Make an exact copy of all the entries, but do not reproduce the pictures.

§ Record extracts:
┏━━

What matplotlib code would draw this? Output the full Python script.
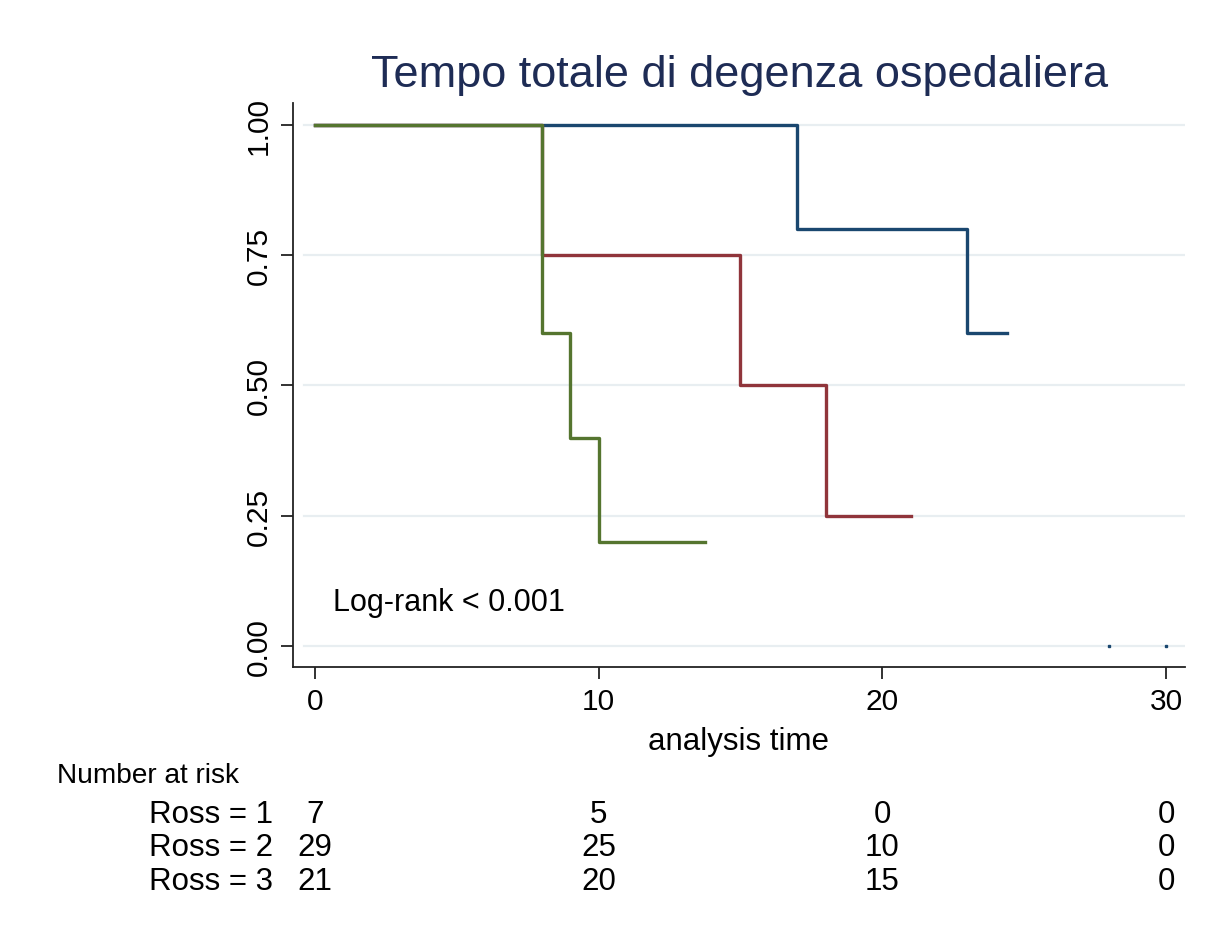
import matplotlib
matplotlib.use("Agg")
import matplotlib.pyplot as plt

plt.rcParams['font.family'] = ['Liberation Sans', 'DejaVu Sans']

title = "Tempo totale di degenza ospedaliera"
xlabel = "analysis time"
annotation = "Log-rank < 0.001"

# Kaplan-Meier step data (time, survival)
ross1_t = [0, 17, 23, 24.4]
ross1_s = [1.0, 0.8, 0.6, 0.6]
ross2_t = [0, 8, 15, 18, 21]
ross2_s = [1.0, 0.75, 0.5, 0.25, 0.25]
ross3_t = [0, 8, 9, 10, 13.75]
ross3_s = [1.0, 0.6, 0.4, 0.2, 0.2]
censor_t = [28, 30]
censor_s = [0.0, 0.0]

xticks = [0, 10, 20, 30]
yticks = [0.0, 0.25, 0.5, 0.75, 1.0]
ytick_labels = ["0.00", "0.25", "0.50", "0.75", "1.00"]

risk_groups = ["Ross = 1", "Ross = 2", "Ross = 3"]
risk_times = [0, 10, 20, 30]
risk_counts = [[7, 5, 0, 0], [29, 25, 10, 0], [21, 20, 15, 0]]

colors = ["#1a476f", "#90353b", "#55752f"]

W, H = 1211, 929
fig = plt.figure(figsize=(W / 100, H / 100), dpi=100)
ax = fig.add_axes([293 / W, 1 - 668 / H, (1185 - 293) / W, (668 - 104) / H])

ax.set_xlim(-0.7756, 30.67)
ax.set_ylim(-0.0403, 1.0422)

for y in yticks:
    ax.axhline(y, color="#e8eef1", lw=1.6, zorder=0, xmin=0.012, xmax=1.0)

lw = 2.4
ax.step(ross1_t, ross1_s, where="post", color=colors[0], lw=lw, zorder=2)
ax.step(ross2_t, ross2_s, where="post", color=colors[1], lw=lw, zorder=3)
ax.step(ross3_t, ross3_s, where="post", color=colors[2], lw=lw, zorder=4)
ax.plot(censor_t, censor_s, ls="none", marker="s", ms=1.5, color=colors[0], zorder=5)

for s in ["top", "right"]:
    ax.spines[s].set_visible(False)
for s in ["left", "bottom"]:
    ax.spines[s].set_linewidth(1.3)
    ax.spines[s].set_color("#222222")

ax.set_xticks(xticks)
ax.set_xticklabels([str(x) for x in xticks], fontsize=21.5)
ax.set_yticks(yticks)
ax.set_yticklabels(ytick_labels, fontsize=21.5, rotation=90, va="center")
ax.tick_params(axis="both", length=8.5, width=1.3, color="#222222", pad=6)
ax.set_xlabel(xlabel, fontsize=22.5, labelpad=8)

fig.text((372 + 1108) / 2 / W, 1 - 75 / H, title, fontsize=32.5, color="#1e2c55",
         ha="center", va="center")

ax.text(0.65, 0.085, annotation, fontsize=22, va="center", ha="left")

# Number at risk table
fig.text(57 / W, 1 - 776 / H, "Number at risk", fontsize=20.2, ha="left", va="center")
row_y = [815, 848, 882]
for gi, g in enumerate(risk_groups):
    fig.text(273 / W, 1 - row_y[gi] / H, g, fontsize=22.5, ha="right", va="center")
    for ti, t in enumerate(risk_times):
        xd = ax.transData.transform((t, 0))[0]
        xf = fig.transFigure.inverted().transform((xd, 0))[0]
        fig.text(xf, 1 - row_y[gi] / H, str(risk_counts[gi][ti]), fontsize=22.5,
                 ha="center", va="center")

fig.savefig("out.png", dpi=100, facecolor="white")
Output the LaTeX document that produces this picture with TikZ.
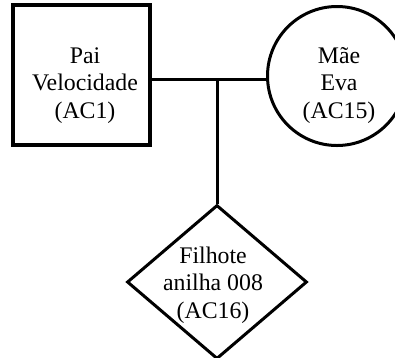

┗━━

§ Output for this exercise:
What matplotlib code would draw this? Output the full Python script.
import matplotlib
matplotlib.use("Agg")
import matplotlib.pyplot as plt

plt.rcParams['font.family'] = ['Liberation Sans', 'DejaVu Sans']

title = "Tempo totale di degenza ospedaliera"
xlabel = "analysis time"
annotation = "Log-rank < 0.001"

# Kaplan-Meier step data (time, survival)
ross1_t = [0, 17, 23, 24.4]
ross1_s = [1.0, 0.8, 0.6, 0.6]
ross2_t = [0, 8, 15, 18, 21]
ross2_s = [1.0, 0.75, 0.5, 0.25, 0.25]
ross3_t = [0, 8, 9, 10, 13.75]
ross3_s = [1.0, 0.6, 0.4, 0.2, 0.2]
censor_t = [28, 30]
censor_s = [0.0, 0.0]

xticks = [0, 10, 20, 30]
yticks = [0.0, 0.25, 0.5, 0.75, 1.0]
ytick_labels = ["0.00", "0.25", "0.50", "0.75", "1.00"]

risk_groups = ["Ross = 1", "Ross = 2", "Ross = 3"]
risk_times = [0, 10, 20, 30]
risk_counts = [[7, 5, 0, 0], [29, 25, 10, 0], [21, 20, 15, 0]]

colors = ["#1a476f", "#90353b", "#55752f"]

W, H = 1211, 929
fig = plt.figure(figsize=(W / 100, H / 100), dpi=100)
ax = fig.add_axes([293 / W, 1 - 668 / H, (1185 - 293) / W, (668 - 104) / H])

ax.set_xlim(-0.7756, 30.67)
ax.set_ylim(-0.0403, 1.0422)

for y in yticks:
    ax.axhline(y, color="#e8eef1", lw=1.6, zorder=0, xmin=0.012, xmax=1.0)

lw = 2.4
ax.step(ross1_t, ross1_s, where="post", color=colors[0], lw=lw, zorder=2)
ax.step(ross2_t, ross2_s, where="post", color=colors[1], lw=lw, zorder=3)
ax.step(ross3_t, ross3_s, where="post", color=colors[2], lw=lw, zorder=4)
ax.plot(censor_t, censor_s, ls="none", marker="s", ms=1.5, color=colors[0], zorder=5)

for s in ["top", "right"]:
    ax.spines[s].set_visible(False)
for s in ["left", "bottom"]:
    ax.spines[s].set_linewidth(1.3)
    ax.spines[s].set_color("#222222")

ax.set_xticks(xticks)
ax.set_xticklabels([str(x) for x in xticks], fontsize=21.5)
ax.set_yticks(yticks)
ax.set_yticklabels(ytick_labels, fontsize=21.5, rotation=90, va="center")
ax.tick_params(axis="both", length=8.5, width=1.3, color="#222222", pad=6)
ax.set_xlabel(xlabel, fontsize=22.5, labelpad=8)

fig.text((372 + 1108) / 2 / W, 1 - 75 / H, title, fontsize=32.5, color="#1e2c55",
         ha="center", va="center")

ax.text(0.65, 0.085, annotation, fontsize=22, va="center", ha="left")

# Number at risk table
fig.text(57 / W, 1 - 776 / H, "Number at risk", fontsize=20.2, ha="left", va="center")
row_y = [815, 848, 882]
for gi, g in enumerate(risk_groups):
    fig.text(273 / W, 1 - row_y[gi] / H, g, fontsize=22.5, ha="right", va="center")
    for ti, t in enumerate(risk_times):
        xd = ax.transData.transform((t, 0))[0]
        xf = fig.transFigure.inverted().transform((xd, 0))[0]
        fig.text(xf, 1 - row_y[gi] / H, str(risk_counts[gi][ti]), fontsize=22.5,
                 ha="center", va="center")

fig.savefig("out.png", dpi=100, facecolor="white")
Output the LaTeX document that produces this picture with TikZ.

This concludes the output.